WHAT YOU ARE ASKED TO DO:
Each line containing the word "with" needs to be copied.

====== RECORDS FOR THIS EXERCISE ======

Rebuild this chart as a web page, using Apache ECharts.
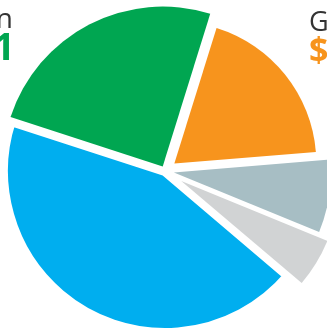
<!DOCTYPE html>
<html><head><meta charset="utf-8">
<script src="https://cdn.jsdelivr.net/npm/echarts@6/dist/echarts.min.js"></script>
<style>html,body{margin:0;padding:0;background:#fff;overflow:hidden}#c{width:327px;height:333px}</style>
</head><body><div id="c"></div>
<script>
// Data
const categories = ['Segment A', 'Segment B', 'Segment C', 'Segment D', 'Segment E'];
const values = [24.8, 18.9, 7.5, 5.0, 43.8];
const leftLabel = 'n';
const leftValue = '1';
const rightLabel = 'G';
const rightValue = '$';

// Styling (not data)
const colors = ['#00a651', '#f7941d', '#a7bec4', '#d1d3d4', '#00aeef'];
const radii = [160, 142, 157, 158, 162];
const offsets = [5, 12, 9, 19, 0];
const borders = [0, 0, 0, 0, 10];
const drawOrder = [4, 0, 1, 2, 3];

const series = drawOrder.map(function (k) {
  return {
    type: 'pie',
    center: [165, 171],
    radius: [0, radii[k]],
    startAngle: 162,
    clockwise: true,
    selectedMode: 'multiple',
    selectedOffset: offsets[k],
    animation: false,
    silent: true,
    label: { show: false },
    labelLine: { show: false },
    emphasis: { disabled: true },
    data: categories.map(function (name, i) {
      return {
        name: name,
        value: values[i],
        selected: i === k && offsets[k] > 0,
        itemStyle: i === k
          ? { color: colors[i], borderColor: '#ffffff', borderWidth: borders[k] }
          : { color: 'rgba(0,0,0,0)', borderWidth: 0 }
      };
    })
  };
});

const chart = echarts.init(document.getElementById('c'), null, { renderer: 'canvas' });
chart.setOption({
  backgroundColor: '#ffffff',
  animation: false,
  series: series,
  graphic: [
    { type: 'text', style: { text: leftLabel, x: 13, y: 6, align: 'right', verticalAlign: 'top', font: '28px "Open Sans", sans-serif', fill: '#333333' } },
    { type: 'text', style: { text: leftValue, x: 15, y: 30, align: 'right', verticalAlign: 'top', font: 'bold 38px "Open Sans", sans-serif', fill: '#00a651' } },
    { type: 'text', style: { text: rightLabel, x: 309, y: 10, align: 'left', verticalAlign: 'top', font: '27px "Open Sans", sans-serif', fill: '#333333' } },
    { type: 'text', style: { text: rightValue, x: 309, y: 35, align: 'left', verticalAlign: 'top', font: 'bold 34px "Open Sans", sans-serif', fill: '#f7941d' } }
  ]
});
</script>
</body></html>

======
====== RECORDS FOR THIS EXERCISE ======

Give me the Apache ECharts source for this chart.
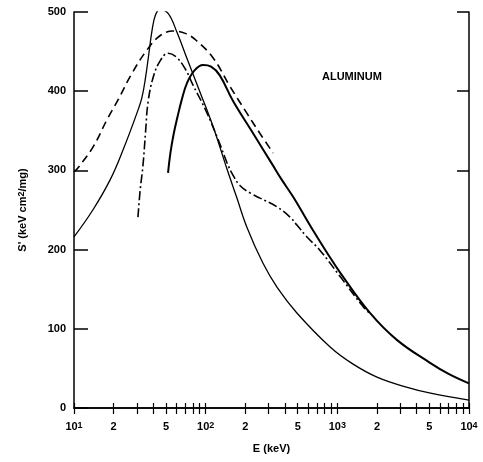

======
====== RECORDS FOR THIS EXERCISE ======

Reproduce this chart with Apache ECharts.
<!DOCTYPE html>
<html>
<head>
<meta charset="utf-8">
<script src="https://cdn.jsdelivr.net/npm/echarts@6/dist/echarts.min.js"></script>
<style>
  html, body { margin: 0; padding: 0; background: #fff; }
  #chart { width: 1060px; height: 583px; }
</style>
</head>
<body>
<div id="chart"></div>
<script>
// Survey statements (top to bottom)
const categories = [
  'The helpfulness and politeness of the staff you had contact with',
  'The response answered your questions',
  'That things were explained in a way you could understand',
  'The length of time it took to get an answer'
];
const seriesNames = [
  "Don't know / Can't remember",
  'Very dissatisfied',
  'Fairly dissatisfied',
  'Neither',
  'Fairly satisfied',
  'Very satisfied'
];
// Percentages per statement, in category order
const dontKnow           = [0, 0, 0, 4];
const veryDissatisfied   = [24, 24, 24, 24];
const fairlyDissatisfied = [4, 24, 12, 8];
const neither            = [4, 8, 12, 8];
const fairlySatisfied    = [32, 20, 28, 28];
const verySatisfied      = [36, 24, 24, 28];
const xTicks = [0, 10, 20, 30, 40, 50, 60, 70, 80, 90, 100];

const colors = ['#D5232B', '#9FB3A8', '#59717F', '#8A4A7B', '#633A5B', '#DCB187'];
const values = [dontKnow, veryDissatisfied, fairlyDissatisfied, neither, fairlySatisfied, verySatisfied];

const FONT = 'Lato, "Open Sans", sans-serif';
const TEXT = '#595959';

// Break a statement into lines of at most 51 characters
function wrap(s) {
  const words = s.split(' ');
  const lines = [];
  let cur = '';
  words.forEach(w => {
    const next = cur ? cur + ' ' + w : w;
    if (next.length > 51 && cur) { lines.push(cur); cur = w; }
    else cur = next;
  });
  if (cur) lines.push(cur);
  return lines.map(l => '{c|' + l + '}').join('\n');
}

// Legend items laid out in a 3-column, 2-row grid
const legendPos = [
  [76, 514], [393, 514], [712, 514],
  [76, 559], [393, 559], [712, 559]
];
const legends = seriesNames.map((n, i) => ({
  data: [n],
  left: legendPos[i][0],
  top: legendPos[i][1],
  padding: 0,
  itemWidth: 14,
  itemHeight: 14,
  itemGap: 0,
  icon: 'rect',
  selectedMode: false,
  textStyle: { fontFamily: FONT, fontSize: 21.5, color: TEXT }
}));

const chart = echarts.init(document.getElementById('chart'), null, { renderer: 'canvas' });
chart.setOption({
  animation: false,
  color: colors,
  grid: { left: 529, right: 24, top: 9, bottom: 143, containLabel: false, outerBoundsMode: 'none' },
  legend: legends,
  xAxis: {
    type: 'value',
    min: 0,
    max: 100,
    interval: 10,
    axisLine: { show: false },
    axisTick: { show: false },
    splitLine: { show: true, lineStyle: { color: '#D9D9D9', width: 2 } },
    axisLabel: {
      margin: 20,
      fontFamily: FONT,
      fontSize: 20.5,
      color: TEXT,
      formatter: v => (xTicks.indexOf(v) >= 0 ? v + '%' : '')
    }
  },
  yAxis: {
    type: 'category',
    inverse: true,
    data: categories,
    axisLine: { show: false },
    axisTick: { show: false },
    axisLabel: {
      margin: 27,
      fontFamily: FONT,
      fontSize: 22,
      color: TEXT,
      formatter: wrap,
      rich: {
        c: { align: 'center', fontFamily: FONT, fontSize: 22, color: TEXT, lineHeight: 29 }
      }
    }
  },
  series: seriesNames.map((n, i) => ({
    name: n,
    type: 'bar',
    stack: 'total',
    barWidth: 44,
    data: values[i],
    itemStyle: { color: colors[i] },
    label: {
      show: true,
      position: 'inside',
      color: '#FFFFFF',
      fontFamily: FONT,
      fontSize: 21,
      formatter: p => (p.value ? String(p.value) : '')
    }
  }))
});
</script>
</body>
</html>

======

RESULT OF THE EXERCISE:
Reproduce this chart with Apache ECharts.
  'The helpfulness and politeness of the staff you had contact with',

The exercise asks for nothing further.